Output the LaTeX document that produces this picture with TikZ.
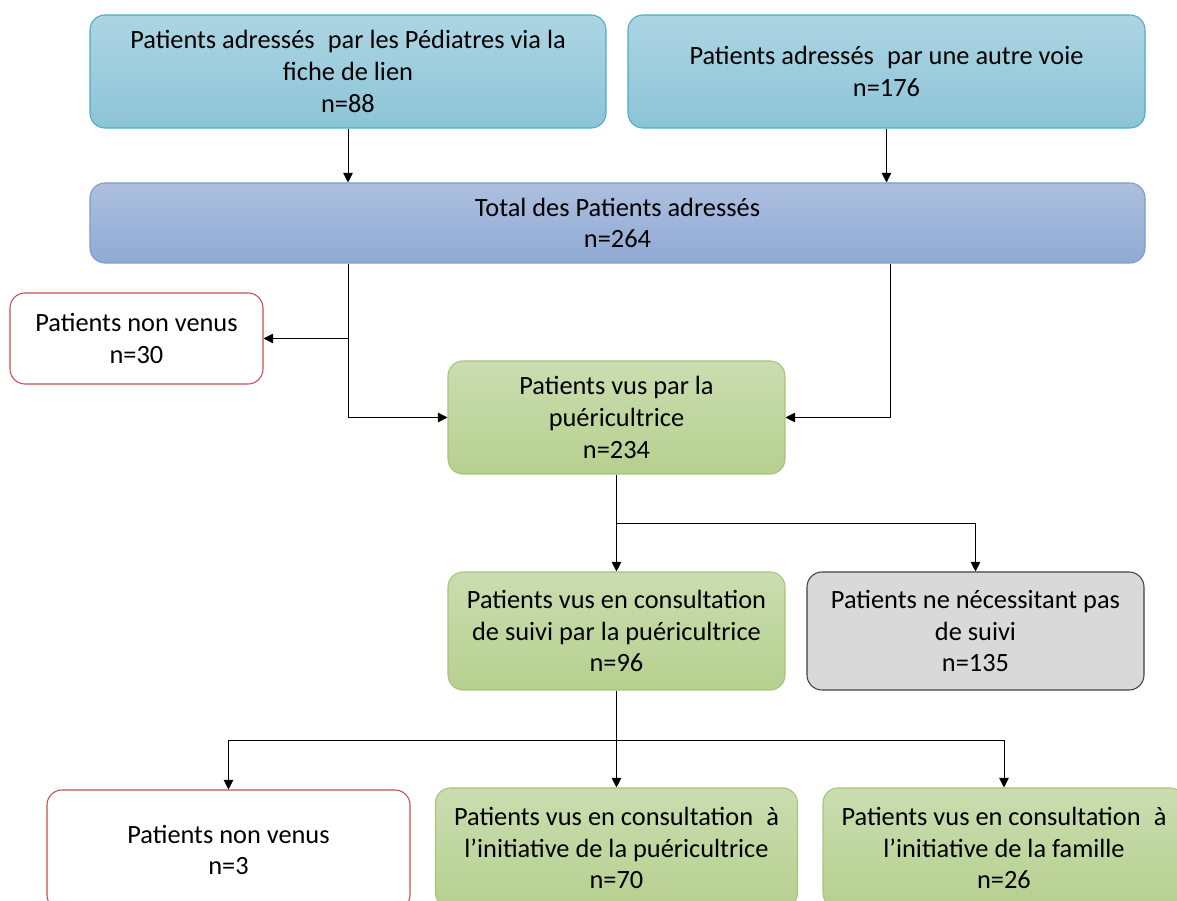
\documentclass[tikz,border=0pt]{standalone}
\usepackage{fontspec}
\setmainfont{Carlito}
\usepackage{tikz}
\usetikzlibrary{arrows.meta,positioning}
\definecolor{bluetop}{HTML}{ADD5E3}
\definecolor{bluebot}{HTML}{8CC4D7}
\definecolor{blueline}{HTML}{4BACC6}
\definecolor{tottop}{HTML}{ADBFDE}
\definecolor{totbot}{HTML}{8FAAD4}
\definecolor{totline}{HTML}{7E9ACB}
\definecolor{greentop}{HTML}{CADDB0}
\definecolor{greenbot}{HTML}{B6D08F}
\definecolor{greenline}{HTML}{A7C47C}
\definecolor{redline}{HTML}{C0504D}
\definecolor{greyfill}{HTML}{D9D9D9}
\definecolor{greyline}{HTML}{404040}
\tikzset{
	box/.style={draw,rectangle,rounded corners=0.3cm,align=center,line width=0.6pt,
		font=\fontsize{15pt}{18pt}\selectfont},
	source/.style={box,draw=blueline,top color=bluetop,bottom color=bluebot},
	total/.style={box,draw=totline,top color=tottop,bottom color=totbot},
	seen/.style={box,draw=greenline,top color=greentop,bottom color=greenbot},
	absent/.style={box,draw=redline,fill=white},
	nofollow/.style={box,draw=greyline,fill=greyfill},
	>={Triangle[length=5.5pt,width=5.5pt]}
}

\begin{document}
\begin{tikzpicture}[line width=0.5pt]
		\useasboundingbox (0,0) rectangle (23.54,-18.02);
		\clip (0,0) rectangle (23.54,-18.02);
		
		\node[source,minimum width=10.32cm,minimum height=2.26cm] (ped) at (6.96,-1.43) {Patients adressés\enspace par les Pédiatres via la\\fiche de lien\\n=88};
		\node[source,minimum width=10.34cm,minimum height=2.26cm] (autre) at (17.73,-1.43) {Patients adressés\enspace par une autre voie\\n=176};
		\node[total,minimum width=21.1cm,minimum height=1.6cm] (tot) at (12.35,-4.46) {Total des Patients adressés\\n=264};
		
		\node[absent,minimum width=5.06cm,minimum height=1.82cm] (nv1) at (2.73,-6.77) {Patients non venus\\n=30};
		\node[seen,minimum width=6.74cm,minimum height=2.26cm] (vus) at (12.33,-8.35) {Patients vus par la\\puéricultrice\\n=234};
		\node[coordinate] (snv) at (6.96,-6.77) {}; % branch to non venus
		
		\node[seen,minimum width=6.74cm,minimum height=2.36cm] (suivi) at (12.33,-12.62) {Patients vus en consultation\\de suivi par la puéricultrice\\n=96};
		\node[nofollow,minimum width=6.74cm,minimum height=2.36cm] (nec) at (19.51,-12.62) {Patients ne nécessitant pas\\de suivi\\n=135};
		\node[coordinate] (snec) at (12.33,-10.46) {}; % branch to no follow-up
		
		\node[absent,minimum width=7.26cm,minimum height=2.4cm] (nv2) at (4.57,-17.0) {Patients non venus\\n=3};
		\node[seen,minimum width=7.24cm,minimum height=2.4cm] (initp) at (12.33,-16.96) {Patients vus en consultation\enspace à\\l’initiative de la puéricultrice\\n=70};
		\node[seen,minimum width=7.24cm,minimum height=2.4cm] (initf) at (20.08,-16.96) {Patients vus en consultation\enspace à\\l’initiative de la famille\\n=26};
		\node[coordinate] (sbas) at (12.33,-14.8) {}; % split under suivi
		
		\draw[->] (ped.south) -- (ped.south |- tot.north);
		\draw[->] (autre.south) -- (autre.south |- tot.north);
		\draw[->] (tot.south -| ped.south) |- (vus.west);
		\draw[->] (snv) -- (nv1.east);
		\draw[->] ([xshift=0.07cm]tot.south -| autre.south) |- (vus.east);
		\draw[->] (vus.south) -- (suivi.north);
		\draw[->] (snec) -| (nec.north);
		\draw[->] (suivi.south) -- (initp.north);
		\draw[->] (sbas) -| (nv2.north);
		\draw[->] (sbas) -| (initf.north);
	\end{tikzpicture}
\end{document}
========
Set down the complete material exactly, but do not include the images.

Output the LaTeX document that produces this picture with TikZ.
\documentclass[tikz,border=0pt]{standalone}
\usepackage{fontspec}
\setmainfont{Carlito}
\usepackage{tikz}
\usetikzlibrary{arrows.meta,positioning}
\definecolor{bluetop}{HTML}{ADD5E3}
\definecolor{bluebot}{HTML}{8CC4D7}
\definecolor{blueline}{HTML}{4BACC6}
\definecolor{tottop}{HTML}{ADBFDE}
\definecolor{totbot}{HTML}{8FAAD4}
\definecolor{totline}{HTML}{7E9ACB}
\definecolor{greentop}{HTML}{CADDB0}
\definecolor{greenbot}{HTML}{B6D08F}
\definecolor{greenline}{HTML}{A7C47C}
\definecolor{redline}{HTML}{C0504D}
\definecolor{greyfill}{HTML}{D9D9D9}
\definecolor{greyline}{HTML}{404040}
\tikzset{
	box/.style={draw,rectangle,rounded corners=0.3cm,align=center,line width=0.6pt,
		font=\fontsize{15pt}{18pt}\selectfont},
	source/.style={box,draw=blueline,top color=bluetop,bottom color=bluebot},
	total/.style={box,draw=totline,top color=tottop,bottom color=totbot},
	seen/.style={box,draw=greenline,top color=greentop,bottom color=greenbot},
	absent/.style={box,draw=redline,fill=white},
	nofollow/.style={box,draw=greyline,fill=greyfill},
	>={Triangle[length=5.5pt,width=5.5pt]}
}

\begin{document}
\begin{tikzpicture}[line width=0.5pt]
		\useasboundingbox (0,0) rectangle (23.54,-18.02);
		\clip (0,0) rectangle (23.54,-18.02);
		
		\node[source,minimum width=10.32cm,minimum height=2.26cm] (ped) at (6.96,-1.43) {Patients adressés\enspace par les Pédiatres via la\\fiche de lien\\n=88};
		\node[source,minimum width=10.34cm,minimum height=2.26cm] (autre) at (17.73,-1.43) {Patients adressés\enspace par une autre voie\\n=176};
		\node[total,minimum width=21.1cm,minimum height=1.6cm] (tot) at (12.35,-4.46) {Total des Patients adressés\\n=264};
		
		\node[absent,minimum width=5.06cm,minimum height=1.82cm] (nv1) at (2.73,-6.77) {Patients non venus\\n=30};
		\node[seen,minimum width=6.74cm,minimum height=2.26cm] (vus) at (12.33,-8.35) {Patients vus par la\\puéricultrice\\n=234};
		\node[coordinate] (snv) at (6.96,-6.77) {}; % branch to non venus
		
		\node[seen,minimum width=6.74cm,minimum height=2.36cm] (suivi) at (12.33,-12.62) {Patients vus en consultation\\de suivi par la puéricultrice\\n=96};
		\node[nofollow,minimum width=6.74cm,minimum height=2.36cm] (nec) at (19.51,-12.62) {Patients ne nécessitant pas\\de suivi\\n=135};
		\node[coordinate] (snec) at (12.33,-10.46) {}; % branch to no follow-up
		
		\node[absent,minimum width=7.26cm,minimum height=2.4cm] (nv2) at (4.57,-17.0) {Patients non venus\\n=3};
		\node[seen,minimum width=7.24cm,minimum height=2.4cm] (initp) at (12.33,-16.96) {Patients vus en consultation\enspace à\\l’initiative de la puéricultrice\\n=70};
		\node[seen,minimum width=7.24cm,minimum height=2.4cm] (initf) at (20.08,-16.96) {Patients vus en consultation\enspace à\\l’initiative de la famille\\n=26};
		\node[coordinate] (sbas) at (12.33,-14.8) {}; % split under suivi
		
		\draw[->] (ped.south) -- (ped.south |- tot.north);
		\draw[->] (autre.south) -- (autre.south |- tot.north);
		\draw[->] (tot.south -| ped.south) |- (vus.west);
		\draw[->] (snv) -- (nv1.east);
		\draw[->] ([xshift=0.07cm]tot.south -| autre.south) |- (vus.east);
		\draw[->] (vus.south) -- (suivi.north);
		\draw[->] (snec) -| (nec.north);
		\draw[->] (suivi.south) -- (initp.north);
		\draw[->] (sbas) -| (nv2.north);
		\draw[->] (sbas) -| (initf.north);
	\end{tikzpicture}
\end{document}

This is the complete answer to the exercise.